GDT members tended to believe that it was more difficult for them than for members of conventional teams to work as a unit and develop the synergy and cohesiveness needed for effective teamwork. A closely linked finding was communication difficulty—almost 75 percent of the teams indicated that communication within GDTs is generally more difficult, more complex, and more infrequent than communication within conventional teams, in addition to requiring more formal approaches.

One strand in this thread was the extent to which GDTs received any type of developmental assistance from their parent organizations. GDTs that received such assistance were more likely than those that did not to conduct electronic meetings and to rate them as being effective. These teams saw themselves as more collaborative. They had more disagreements, which were more likely to be about strategy. They also were less likely to note any impact on their work resulting from team members' being in different time zones.

A second strand in this thread was the importance of GDTs' first meetings, specifically the format and effectiveness of these meetings. We used three measures of first meeting effectiveness: clarity of team goals, the degree to which individuals felt like members of the team, and the degree of commitment individuals felt to the team after the first meeting.

GDT members whose first meetings were face to face were more likely than GDT members whose first meetings occurred electronically to indicate that they never or rarely met electronically as a group and were less likely to discuss business through conference phone calls. These GDT members also indicated that when they did meet electronically they spent a lower percentage of the meeting time on the task at hand. Time zones were less likely to affect GDTs that met electronically the first time.

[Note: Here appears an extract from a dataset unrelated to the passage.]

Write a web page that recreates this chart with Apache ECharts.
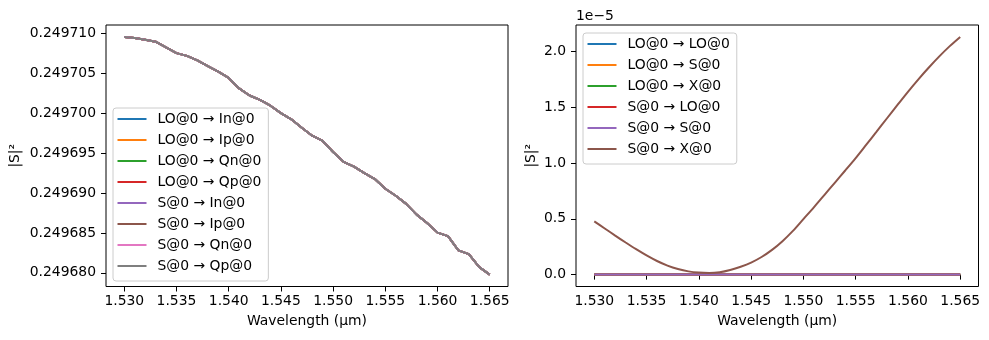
<!DOCTYPE html>
<html><head><meta charset="utf-8">
<script src="https://cdn.jsdelivr.net/npm/echarts@6/dist/echarts.min.js"></script>
<style>html,body{margin:0;padding:0;background:#fff}#c{width:989px;height:340px}</style>
</head><body><div id="c"></div>
<script>
// ---- data ----
const wavelengths = [1.530,1.531,1.532,1.533,1.534,1.535,1.536,1.537,1.538,1.539,
  1.540,1.541,1.542,1.543,1.544,1.545,1.546,1.547,1.548,1.549,
  1.550,1.551,1.552,1.553,1.554,1.555,1.556,1.557,1.558,1.559,
  1.560,1.561,1.562,1.563,1.564,1.565];

const leftValues = [0.2497096,0.24970947,0.24970925,0.24970900,0.24970828,0.24970756,0.24970722,0.24970665,0.24970592,0.24970523,
  0.24970445,0.24970313,0.24970225,0.24970169,0.24970096,0.24970003,0.24969926,0.24969819,0.24969720,0.24969654,
  0.24969515,0.24969392,0.24969333,0.24969250,0.24969176,0.24969054,0.24968967,0.24968865,0.24968730,0.24968624,
  0.24968504,0.24968460,0.24968281,0.24968234,0.24968071,0.24967977];

// right panel values in units of 1e-5
const rightCurve = [0.477,0.414,0.350,0.288,0.228,0.172,0.122,0.081,0.050,0.029,
  0.018,0.015,0.022,0.042,0.071,0.108,0.158,0.222,0.300,0.392,
  0.498,0.604,0.714,0.824,0.934,1.046,1.164,1.283,1.403,1.522,
  1.640,1.752,1.858,1.958,2.050,2.133];
const rightZero = [0,0,0,0,0,0,0,0,0,0,0,0,0,0,0,0,0,0,0,0,0,0,0,0,0,0,0,0,0,0,0,0,0,0,0,0];

const leftNames = ["LO@0 → In@0","LO@0 → Ip@0","LO@0 → Qn@0","LO@0 → Qp@0","S@0 → In@0","S@0 → Ip@0","S@0 → Qn@0","S@0 → Qp@0"];
const rightNames = ["LO@0 → LO@0","LO@0 → S@0","LO@0 → X@0","S@0 → LO@0","S@0 → S@0","S@0 → X@0"];

const xTicks = [1.530,1.535,1.540,1.545,1.550,1.555,1.560,1.565];
const leftYTicks = [0.249680,0.249685,0.249690,0.249695,0.249700,0.249705,0.249710];
const rightYTicks = [0.0,0.5,1.0,1.5,2.0];

const colors = ['#1f77b4','#ff7f0e','#2ca02c','#d62728','#9467bd','#8c564b','#e377c2','#7f7f7f'];

// ---- build ----
const FONT = 'DejaVu Sans';
const FS = 13.9;
function pad(arr){const lo=Math.min(...arr),hi=Math.max(...arr),m=(hi-lo)*0.05;return [lo-m,hi+m];}
const xr = pad(wavelengths), ly = pad(leftValues), ry = pad(rightCurve.concat(rightZero));
const pairs = v => wavelengths.map((w,i)=>[w,v[i]]);

function xAxis(gi){
  return {type:'value', gridIndex:gi, min:xr[0], max:xr[1],
    name:'Wavelength (μm)', nameLocation:'middle', nameGap:28,
    nameTextStyle:{fontFamily:FONT,fontSize:FS,color:'#000'},
    axisLine:{show:false}, splitLine:{show:false},
    axisTick:{show:true,length:5,lineStyle:{color:'#000',width:1},customValues:xTicks},
    axisLabel:{customValues:xTicks,formatter:v=>v.toFixed(3),fontFamily:FONT,fontSize:FS,color:'#000',margin:8}};
}
function yAxis(gi,r,ticks,fmt,gap){
  return {type:'value', gridIndex:gi, min:r[0], max:r[1], scale:true,
    name:'|S|²', nameLocation:'middle', nameGap:gap,
    nameTextStyle:{fontFamily:FONT,fontSize:FS,color:'#000'},
    axisLine:{show:false}, splitLine:{show:false},
    axisTick:{show:true,length:5,lineStyle:{color:'#000',width:1},customValues:ticks},
    axisLabel:{customValues:ticks,formatter:fmt,fontFamily:FONT,fontSize:FS,color:'#000',margin:10}};
}
function legend(names,left,top){
  return {data:names, orient:'vertical', left:left, top:top, itemWidth:29, itemHeight:2, icon:'rect',
    itemGap:5, padding:[3,7,7,4.5], backgroundColor:'rgba(255,255,255,0.8)', borderColor:'#cccccc',
    borderWidth:1, borderRadius:3, selectedMode:false,
    textStyle:{fontFamily:FONT,fontSize:FS,color:'#000',lineHeight:16,padding:[0,0,0,6]}};
}
const series = [];
leftNames.forEach((n,i)=>series.push({name:n,type:'line',xAxisIndex:0,yAxisIndex:0,data:pairs(leftValues),
  showSymbol:false,symbol:'none',color:colors[i],lineStyle:{width:2,color:colors[i]},animation:false}));
const rightData = [rightZero,rightZero,rightZero,rightZero,rightZero,rightCurve];
rightNames.forEach((n,i)=>series.push({name:n,type:'line',xAxisIndex:1,yAxisIndex:1,data:pairs(rightData[i]),
  smooth:i===5?0.3:false,
  showSymbol:false,symbol:'none',color:colors[i],lineStyle:{width:2,color:colors[i]},animation:false}));

const chart = echarts.init(document.getElementById('c'),null,{renderer:'canvas'});
chart.setOption({
  animation:false, backgroundColor:'#fff',
  grid:[{left:106,top:25,width:402,height:261.5,show:true,borderColor:'#000',borderWidth:1,backgroundColor:'transparent'},
        {left:576,top:25,width:402.5,height:261.5,show:true,borderColor:'#000',borderWidth:1,backgroundColor:'transparent'}],
  xAxis:[xAxis(0),xAxis(1)],
  yAxis:[yAxis(0,ly,leftYTicks,v=>v.toFixed(6),84), yAxis(1,ry,rightYTicks,v=>v.toFixed(1),38)],
  legend:[legend(leftNames,113,108),legend(rightNames,583,33)],
  graphic:[{type:'text',left:576,top:9,style:{text:'1e−5',font:FS+'px "'+FONT+'"',fill:'#000'}}],
  series:series
});
</script></body></html>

There was a positive relationship between the effectiveness of the first meeting and the effectiveness of subsequent meetings, whether face to face or electronic. The effectiveness of first meetings also had a positive influence on collaboration in terms of team members relying on one another, but the influence on strategic conflict and overall team effectiveness was mixed.

Teams with members who didn't know why they were selected were less likely to be effective.

One important aspect of the first meeting was goal clarity. GDTs whose first meetings produced clear goals were more likely to have strategic conflicts and to be effective. Interestingly, the degree of commitment to the team that individuals felt after an initial meeting had a negative correlation with strategic conflicts and team effectiveness.